Para os alunos de Animação e Games e para todos os interessados na área que pretendem seguir seus passos, Hugo aconselha estudar: “Tente conhecer o mercado para onde você quer migrar. Absorva o máximo possível de informações e tente entender o todo, para saber onde exatamente você vai se encontrar. Explore e estude o máximo possível. Procure uma escola. Uma orientação de professores é muito melhor do que ser autodidata, e eu falo por experiência própria. A escola te dá o suporte de ter o feedback, coisa que não acontece quando você estuda sozinho. A Panamericana foi fundamental na minha trajetória, porque ali eu aprendi com profissionais que estavam no mercado e entendiam o mercado e suas demandas”.  

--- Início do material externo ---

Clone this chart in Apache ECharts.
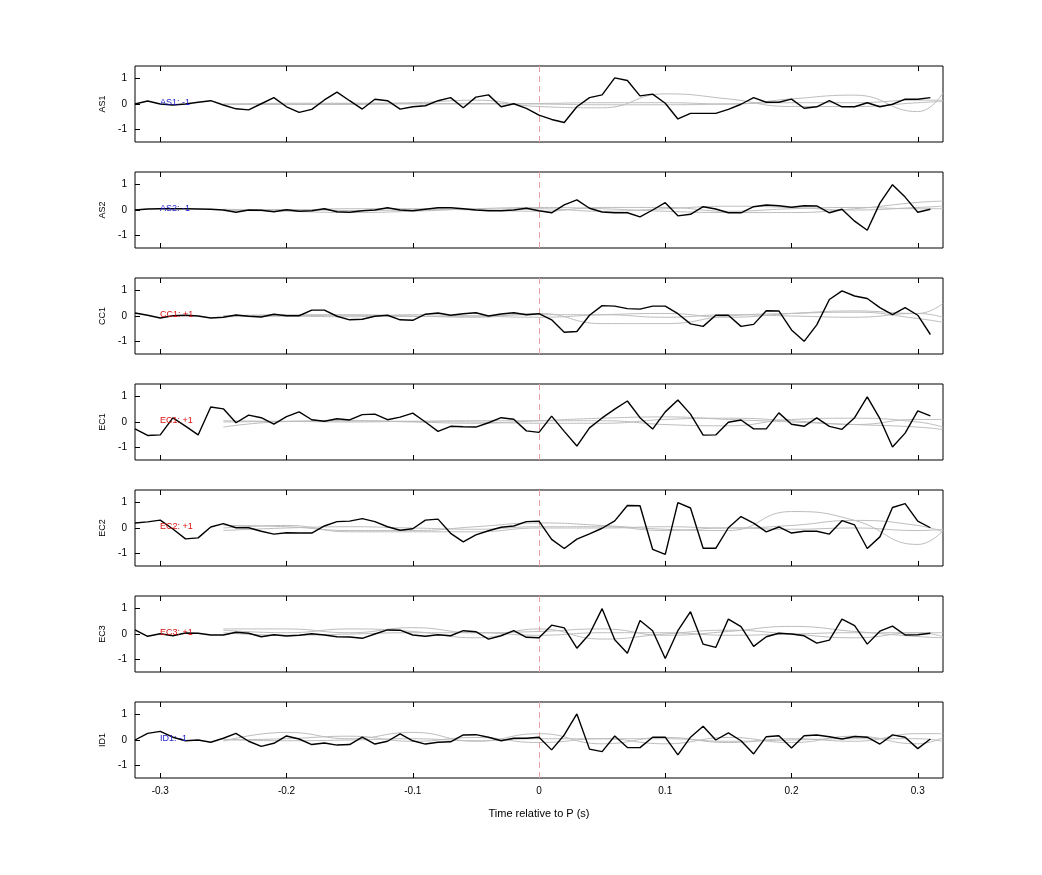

Hugo lembra que o curso da Panamericana lhe deu ferramentas importantes para o desenvolvimento de sua criatividade: “Às vezes eu queria criar um personagem, mas não sabia por onde começar, não sabia como transformar a minha ideia em realidade. Os professores me ajudaram a desenvolver minhas ideias, me fizeram entender que eu tinha muitas opções de caminhos. Foi estudando que eu aprendi a juntar todas as minhas ideias em um projeto final. Faz muita diferença você ter um portfólio que é mais do que um conjunto de peças soltas, que é uma coisa coesa. Hoje, como professor, eu tento passar isso para os alunos, falar sobre a importância de se ter um projeto pessoal e não apenas as peças que você gosta”. 

Aprender, inclusive, não é apenas para quem está começando. O professor revela que nessa área, em que as ferramentas e tecnologias estão sempre evoluindo, é fundamental se manter sempre atualizado. “Eu sou muito pé no chão. Eu sei que eu estou sempre aprendendo e não posso sair fazendo loucuras. Por isso eu sempre invisto em aprender o máximo de coisas possíveis, para depender o máximo de mim mesmo e dos meus conhecimentos e o mínimo de uma estrutura. Começar é muito difícil, é verdade. É preciso se estabilizar e ter uma garantia financeira para seguir seu caminho devagar e muitas vezes ganhando pouco. Mas quando você tem as primeiras experiências e aprendizados, fica mais fácil ir atrás do que você quer”, finaliza Hugo.